I launched my first Game Demo on Steam, built with Godot
I recently launched the first demo for Fleet Hunters, my first Godot game planned for release on Steam.
Fleet Hunters is a reimagined, live-action version of the classic tabletop naval duel game: you place your fleet on a hidden grid, search for the enemy ships, and try to destroy them before they find and destroy yours.
It started as a hobby project. Over time, it became something much bigger: my first serious attempt at publishing a game on Steam.
And, as I’ve learned, game development is by far the most difficult and time-consuming hobby I have ever had.
It is also one of the most rewarding. Honestly!

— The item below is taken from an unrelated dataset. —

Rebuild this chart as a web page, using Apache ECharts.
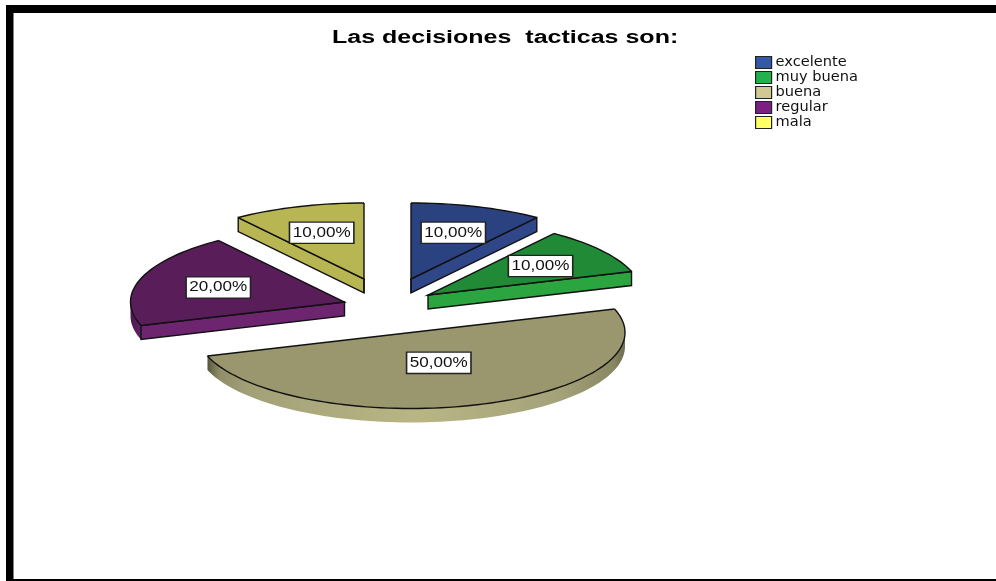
<!DOCTYPE html>
<html>
<head>
<meta charset="utf-8">
<style>html,body{margin:0;padding:0;background:#fff}#c{width:996px;height:581px;filter:blur(0.4px)}</style>
<script src="https://cdn.jsdelivr.net/npm/echarts@6/dist/echarts.min.js"></script>
</head>
<body>
<div id="c"></div>
<script>
var chartTitle = 'Las decisiones  tacticas son:';
var categories = ['excelente', 'muy buena', 'buena', 'regular', 'mala'];
var seriesValues = [10, 10, 50, 20, 10];

// appearance
var legendColors = ['#3557a8', '#22b14c', '#d0ca92', '#7b1f80', '#ffff66'];
var faceColors   = ['#2b4280', '#218a36', '#9a976f', '#591e5a', '#b8b553'];
var wallColors   = ['#2f4788', '#2ba540', '#b0ad7e', '#6d2570', '#b8b553'];
var pieLayout = {
  cx: 387.5, cy: 305, rx: 214, ry: 76, depth: 14,
  explode: [[23.5,-26],[40.5,-10],[23.5,27.5],[-43,-3],[-23.5,-26]],
  labelFactor: [0.64,0.65,0.42,0.62,0.64]
};

var total = seriesValues.reduce(function(a,b){return a+b;},0);

function makeRenderItem(i, startValue) {
  return function (params, api) {
    var L = pieLayout;
    var val = api.value(0);
    var a0 = startValue / total * 360;
    var a1 = (startValue + val) / total * 360;
    var ax = L.cx + L.explode[i][0], ay = L.cy + L.explode[i][1];
    function pt(deg, k, dz) {
      var r = deg * Math.PI / 180;
      return [ax + L.rx * k * Math.sin(r), ay - L.ry * k * Math.cos(r) + (dz || 0)];
    }
    function arc(d0, d1, dz) {
      var out = [], n = Math.max(2, Math.ceil((d1 - d0) / 2));
      for (var j = 0; j <= n; j++) out.push(pt(d0 + (d1 - d0) * j / n, 1, dz));
      return out;
    }
    var kids = [];
    var edge = {stroke:'#111', lineWidth:1.4};
    function edgeWall(deg) {
      var p = pt(deg,1), q = pt(deg,0);
      kids.push({type:'polygon', shape:{points:[q,p,[p[0],p[1]+L.depth],[q[0],q[1]+L.depth]]},
        style:{fill:wallColors[i], stroke:'#111', lineWidth:1.4}});
    }
    // vertical outer wall
    var w0 = Math.max(a0, 90), w1 = Math.min(a1, 270);
    if (w1 > w0) {
      var top = arc(w0, w1, 0), bot = arc(w0, w1, L.depth).reverse();
      var big = (w1 - w0) > 90;
      kids.push({type:'polygon', shape:{points:top.concat(bot)},
        style:{
          fill: big ? {type:'linear',x:0,y:0,x2:1,y2:0,colorStops:[
              {offset:0,color:'#55543c'},{offset:0.01,color:'#6b6a4c'},{offset:0.03,color:'#918f6a'},{offset:0.1,color:'#a2a077'},
              {offset:0.5,color:'#b9b685'},{offset:0.85,color:'#a3a178'},{offset:0.97,color:'#8a8863'},{offset:1,color:'#6e6d50'}]}
            : {type:'linear',x:0,y:0,x2:1,y2:0,colorStops:[
              {offset:0,color:'#4a1a50'},{offset:1,color:'#5f2263'}]},
          stroke:null
        }});
    }
    if (a1 > 0 && a1 < 180) edgeWall(a1);
    if (a0 > 180 && a0 < 360) edgeWall(a0);
    if (a0 % 360 === 0) kids.push({type:'polyline',shape:{points:[pt(0,0),pt(0,0,L.depth)]},style:Object.assign({fill:null},edge)});
    if (a1 === 360) kids.push({type:'polyline',shape:{points:[pt(360,0),pt(360,0,L.depth)]},style:Object.assign({fill:null},edge)});
    // top face
    var rim = arc(a0, a1, 0);
    kids.push({type:'polygon', shape:{points:[pt(a0,0)].concat(rim)},
      style:{fill:faceColors[i], stroke:null}});
    // outlines
    var large = (a1 - a0) >= 180;
    kids.push({type:'polyline', shape:{points:[pt(a1,1),pt(a0,0),pt(a0,1)]},
      style:{fill:null, stroke:'#111', lineWidth:1.4}});
    if (large) {
      kids.push({type:'polyline', shape:{points:arc(a0, a0 + 18, 0)}, style:{fill:null, stroke:'#222', lineWidth:1.5}});
      kids.push({type:'polyline', shape:{points:arc(a0 + 18, a1, 0)}, style:{fill:null, stroke:'#7a7960', lineWidth:0.8}});
    } else {
      kids.push({type:'polyline', shape:{points:rim}, style:{fill:null, stroke:'#111', lineWidth:1.4}});
    }
    // percentage label
    var mid = (a0 + a1) / 2;
    var lp = pt(mid, L.labelFactor[i]);
    kids.push({type:'text', z2:10, x: lp[0], y: lp[1], scaleX:1.22, style:{
      x: 0, y: 0, align:'center', verticalAlign:'middle',
      text: (val / total * 100).toFixed(2).replace('.', ',') + '%',
      font: '14px "Liberation Sans"', fill:'#111',
      backgroundColor:'#fff', borderColor:'#222', borderWidth:1.3,
      padding:[3,2,3,2]
    }});
    return {type:'group', children:kids};
  };
}

var series = [], running = 0;
categories.forEach(function (name, i) {
  series.push({
    type:'custom', name:name, coordinateSystem:'none', silent:true, animation:false,
    itemStyle:{color:legendColors[i]},
    data:[[seriesValues[i]]],
    renderItem: makeRenderItem(i, running)
  });
  running += seriesValues[i];
});

var chart = echarts.init(document.getElementById('c'), null, {renderer:'canvas'});
chart.setOption({
  backgroundColor:'#fff',
  animation:false,
  legend:{orient:'vertical', left:755, top:55, padding:0, itemWidth:16, itemHeight:12, itemGap:0,
    icon:'rect', selectedMode:false,
    itemStyle:{borderColor:'#222', borderWidth:1.2},
    textStyle:{fontFamily:'DejaVu Sans', fontSize:14.6, color:'#111', lineHeight:12, padding:[0,0,0,-1]},
    data:categories},
  graphic:[
    {type:'rect', silent:true, shape:{x:6,y:5,width:990,height:8}, style:{fill:'#000'}},
    {type:'rect', silent:true, shape:{x:6,y:5,width:7.5,height:576}, style:{fill:'#000'}},
    {type:'rect', silent:true, shape:{x:6,y:579,width:990,height:2}, style:{fill:'#000'}},
    {type:'text', silent:true, x:332, y:38, scaleX:1.39,
      style:{text:chartTitle, x:0, y:0, verticalAlign:'middle', font:'bold 18px "Liberation Sans"', fill:'#000'}}
  ],
  series:series
});
</script>
</body>
</html>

Game Development is by FAR not "Just Coding"
Coming from a software development background, I expected programming to be the biggest part of the work, possibly but it is not!
Game development requires a very different mix of skills compared to most software projects. Yes, there is coding, architecture, debugging, optimization, and all the usual technical work. But that is only one part of the process.
You also have to think about:
- gameplay design
- user experience
- visual clarity
- animations
- sound effects
- performance
- balance
- feedback loops
- menus and settings
- onboarding
- marketing
- screenshots, trailers, store pages, demos, and playtests
In a regular software project, if something works correctly, you are often most of the way there.
In a game, it works is only the beginning.
It also has to feel good. It has to be readable. It has to look decent. It has to make sense to the player without too much explanation. It has to be performant, understandable, and enjoyable.
That combination is hard.
My demo for Fleet Hunters game is live but it's not done!
I’m happy that the demo is out, but I’m still not fully satisfied with it.
I’m continuously working on improving performance, visuals, gameplay, and the overall player experience. I’m not sure that process ever truly ends, but my current goal is to have a full-featured end game ready for release by the end of 2026.
One thing I learned quickly is that the final stretch of development is brutal.
That common saying about the last 1% taking 70% of the time feels painfully true in game development. The closer you get to something releasable, the more every small issue matters.
A small bug is no longer just a small bug.
A confusing button is no longer just a UI detail.
A rough animation is no longer something you can ignore.
A performance spike becomes something that can ruin the experience.
The game becomes real, and suddenly all the rough edges become much more visible.


Fleet Hunters screenshots
Steam has been refreshingly Developer-Friendly
One of the more positive surprises has been Steam itself.
I’ve released apps on other platforms before, including Google Play and Apple’s App Store, and compared to those experiences, Steam has felt refreshingly flexible.
Deploying builds, updating the game, running playtests, publishing demos, and iterating quickly all feel much more indie-friendly than I expected.
That fast iteration loop matters a lot. When you are working alone, being able to update, test, fix, and push improvements without unnecessary friction makes a huge difference.
For an indie developer, especially a solo developer, Steam feels like a platform that understands iteration.
Telemetry and Crash Detection Are Essential
Another big lesson from launching the demo is how important telemetry and crash detection are.
Without them, you are basically blind.
You might know what happens on your own machine, but you do not really know what happens when other people play the game. You do not know where crashes occur, what performance looks like, where players get stuck, or what systems behave differently outside your development environment.
For crash detection, user feedback, and error tracking, I ended up using Sentry.io.
For gameplay and performance telemetry, I built my own small system called SSGT, which stands for Super Simple Game Telemetry.
The reason I built my own is simple: I could not find something that felt simple enough, affordable enough, and focused enough for a solo indie developer use case.
What I wanted was basic event tracking, basic performance monitoring, and simple A/B testing without needing a large analytics setup or an expensive service designed for bigger studios.
SSGT is still very early, but if it becomes polished enough, I may open source it.
Tracking wishlists
Since Fleet Hunters is coming to Steam, I also wanted a better way to monitor wishlist evolution.
For that, I’m using another tool I built and already published on GitHub: Steam Wishlist Pulse

It helps track how wishlists evolve over time, which is especially useful when testing store page changes, demo visibility, festivals, posts, updates, and marketing beats.
For an indie game, wishlists are one of the clearest signals you have before launch. They do not tell the whole story, but they are still incredibly useful for understanding whether the game is gaining traction.
What I Learned So Far
Launching the first demo of Fleet Hunters taught me a lot.
It taught me that game development is harder than I expected, even with many years of software development experience. It taught me that Steam is a surprisingly pleasant platform to work with. It taught me that telemetry, crash reports, and player feedback are not optional extras. They are essential tools.
Most of all, it taught me that finishing a game is very different from starting one.
Starting is exciting.
Prototyping is fun.
Getting something playable is motivating.
But polishing, fixing, optimizing, packaging, explaining, marketing, and releasing the game is where the real work begins.
Fleet Hunters is still a work in progress, but launching the demo was a big milestone for me.
It is my first Godot game headed for Steam, my first serious game release, and the start of a much longer journey.
There is still a lot to improve, but the demo is out, the game is real, and I’m learning more with every update.